The average price of a home in Canada increased between 3.6% and 6.1% in the fourth quarter of 2011, compared to the previous year, according to the latest data from the Royal LePage House Price Survey and Market Survey Forecast. Royal LePage expects average price growth to continue through 2012 and predicts national average prices to increase by 2.8% by the end of the year.
Despite calls in some quarters for Canadian house prices to soften in 2011, the market proved resilient as demand created by low interest rates and a relatively stable national economy created upward pricing pressure for all housing types surveyed. Furthermore, recent high profile reports forecasting significant house price declines in 2012 are not supportable. Nationally, consumer confidence in the housing market was high in the fourth quarter as real estate brokers witnessed an unusually high quantity of multiple offer situations, including over the holiday season, compared to the same period in previous years.
In the fourth quarter, standard two-story homes rose 4.2% year-over-year to C$375,427, while stand-alone single-story homes saw their average prices increase 6.1% to C$344,392. Average prices for standard condominiums increased 3.6% to C$234,680.

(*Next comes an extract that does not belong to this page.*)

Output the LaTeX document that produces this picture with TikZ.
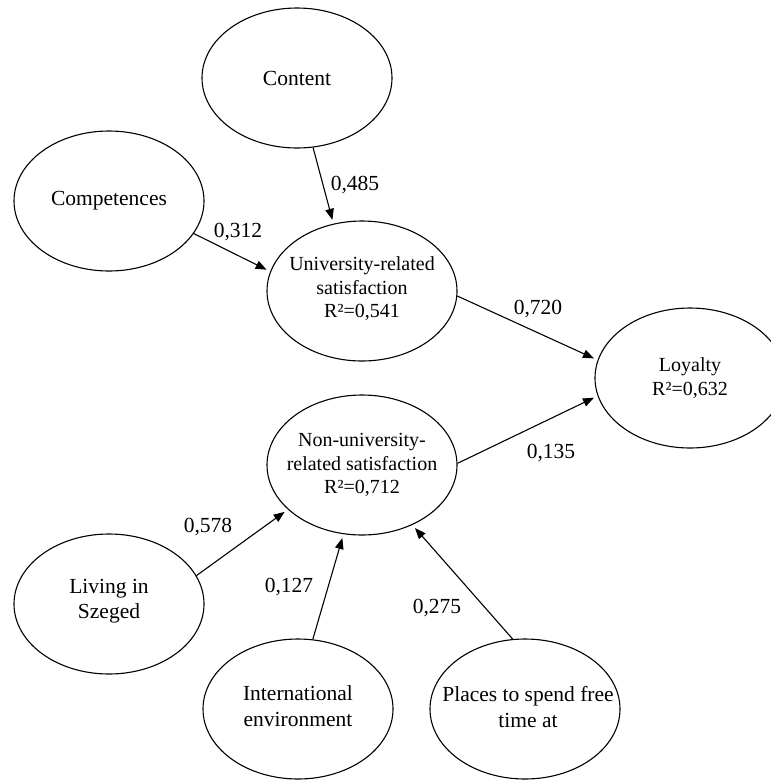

In Canada's major metropolitan markets, Vancouver continued to experience some of the largest year-over-year price increases, ranging from the standard condominiums rising 10.7% to single-story stand-alone homes rising in price 14.1%. At the end of 2012, average house prices in Vancouver are forecast to be 2.3% higher than 2011. In Toronto, a lack of inventory produced strong year-over-year price appreciation in 2011, with average price gains ranging from 3.4% to 7.2% for the housing types surveyed. Average house prices in Toronto are forecast to increase 2.6% over 2011.
‘In the recovery period following the 2008-2009 recession, I found myself repeatedly speaking of 'irrational exuberance' in the Canadian housing market,’ says Phil Soper, president and CEO of Royal LePage Real Estate Services. ‘Expectations were too high and the pace of expansion unsupportable. With this report, I find myself in exactly the opposite position. Widespread calls for a major real estate correction in 2012 simply can't be justified. The industry has significant momentum entering the year, and buoyed by the stimulative effect of very low interest rates, we expect the market to continue to expand – albeit at a slower pace.’